5 common pitfalls to avoid to save you from lead scoring heartbreak.
Deciding whether, when, or how to implement lead scoring can be somewhat like an ill-fated love affair—it’s complicated. Lead scoring when approached at the right time and effectively maintained can be glorious; but, when implemented at the wrong time, or for the wrong reasons, can be equally as devastating.
Here are 5 common pitfalls to avoid to save you from lead scoring heartbreak.
Your sales org doesn’t work existing leads or doesn’t have enough leads today. Ok you caught me, these are technically two different problems. But both are signals that your time and energy should be spent elsewhere before investing in launching lead scoring. I know what you might be thinking, “implementing lead scoring will help improve our relationship with sales, so it should be a priority project.” While I’m all for tighter marketing and sales alignment for the sake of efficient revenue growth, there are inherently deeper problems at play here that must be addressed before turning to scoring. If your sales team isn’t working the existing leads you send them, then this is a sign of mistrust that will likely carry over to even the highest scored leads you send them. In this scenario, your time would be better spent developing an ICP (ideal customer profile) and agreeing with sales leadership on SLAs (service level agreements) such as: what criteria must be present to send a lead to sales? And how soon upon receiving a lead must sales follow-up? Maybe your sales team follows up on leads, but they simply don’t have enough to keep them busy. This is another problem that lead scoring will only exacerbate by sending them even less leads (cringe face emoji). The effort and resources in this scenario should instead be invested in building more consistent lead generation channels. How do you know if your reps have enough leads? While the ideal volume of leads per Sales Development Rep will vary depending on average deal size they are chasing, a good rule of thumb is ~300 leads per month for an SMB selling motion. Once you get north of 3-400 leads/rep/month, it becomes increasingly difficult for a rep to a) spend the amount of time needed to properly research and personalize initial outreach for each new lead and b) invest enough multi-channel touches on leads you sent over the past several weeks in order to increase their chances of booking a meeting. If you’re generating more than 400 leads/rep/month, then perhaps it is time to start thinking about lead scoring.
You don’t have any clean or reliable data enrichment tools or processes. What is it they say about leveraging systems like CRMs or MAS platforms effectively? Garbage in, garbage out? If your operations team hasn’t invested in tools or processes to help clean, enrich, and maintain data against your leads as they enter your database then your scoring logic will either not have enough inputs to stand it up, or will be inherently flawed. After developing your ICP criteria including both firmographic (company level) and demographic (persona level) insights, audit your current database to see how much of this data you have, and how much of it is reliable. It may be worth investing in tools to enrich, clean, and standardize your data before investing too heavily into lead scoring.

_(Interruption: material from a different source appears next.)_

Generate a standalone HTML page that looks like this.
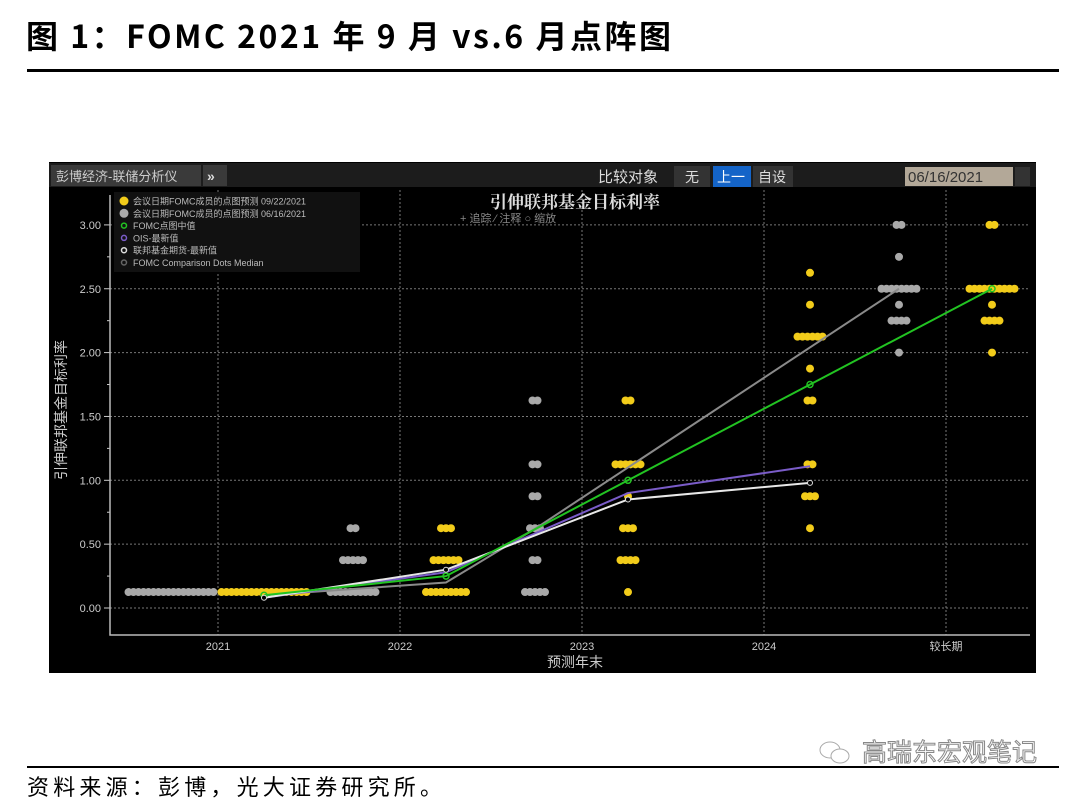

Your team is developing scoring logic in a silo. While taking this approach may come with the best of intentions, such as not wanting to take sellers away from selling to collaborate on operational lead scoring models—this will only set you up for failure. There are a lot of factors to consider when it comes to appropriate inputs to incorporate into your scoring logic, and this should be approached in a highly collaborative manner across operations, marketing and sales leadership.
You’re biting off more than you can chew. Custom models for new business! Customer expansion and upsell models! Models for different segments of the business like SMB vs Enterprise! Models for different product lines! We want it all! There are many options available to your organization now that you’ve decided to invest in lead scoring. Like any big hairy goal, it’s best to walk before you run. Implementing your first scoring model will require a lot of time and energy to analyze, pressure test, implement, and launch. It’s great to know that you can customize and introduce more complex logic down the road, but in this scenario I’d strongly advise picking the area where you need the most support—for example sending better quality inbound leads to your SDR team to increase their lead to opportunity conversion rate—and sticking with it until you’ve achieve the results you are after before introducing more complex logic. Another thing to consider is that while a couple of different models may make a lot of sense in the long run, you may not yet have enough data to train an effective lead scoring model when segmenting your audiences at this more granular level.

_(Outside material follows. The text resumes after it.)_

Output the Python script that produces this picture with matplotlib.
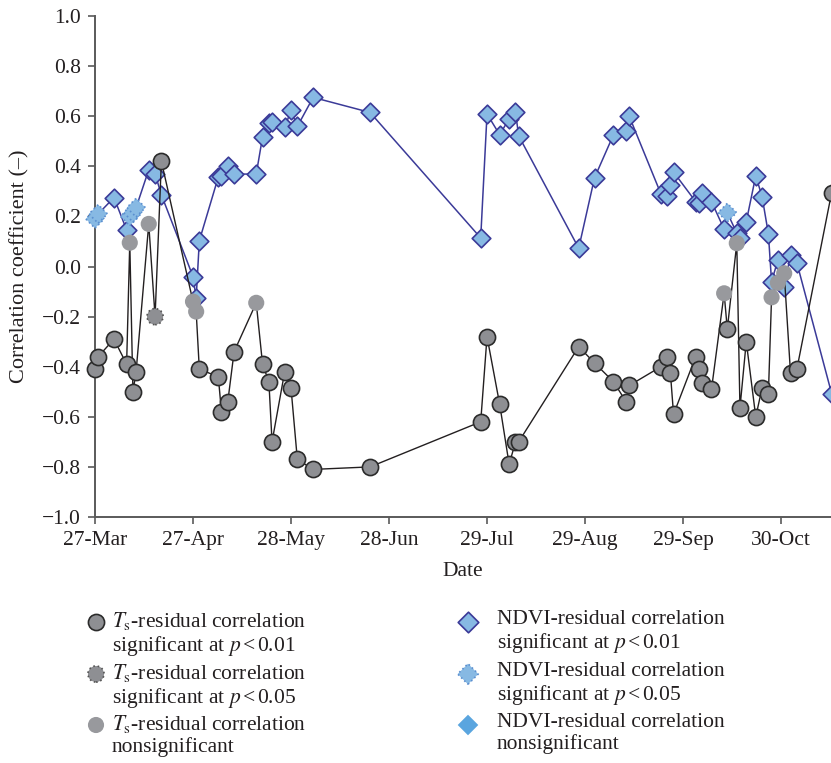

You’re developing or implementing a score that is “black box”. There are a number of platforms out there that can produce a lead score on your behalf should you choose that path vs building and maintaining a model internally. This is not necessarily a bad idea if you don’t have the analytical team to help you execute, but one thing to look out for is a method that is “black box” meaning you can see inputs and outputs, but not how the results were calculated. There are many problems with this method. If you can’t see which input may be throwing off the validity of your model or your sales team can’t see which attributes contributed to their high score, it can make the scoring logic difficult to trust. Simply put: you should be able to look under the hood to see what’s causing your engine to smoke if you want to arrive safely and on time to your destination.
I don’t want to come across as a naysayer here. When you are ready to launch your lead scoring program, it’s an exciting time! You should be proud of the analysis, internal alignment, training, and hard work it took to get to this place. But remember (and remind others within your organization) that like even the best relationships, not everything will be perfect and a lot of TLC should be invested over time to ensure your scoring model continues to mature along with your organization.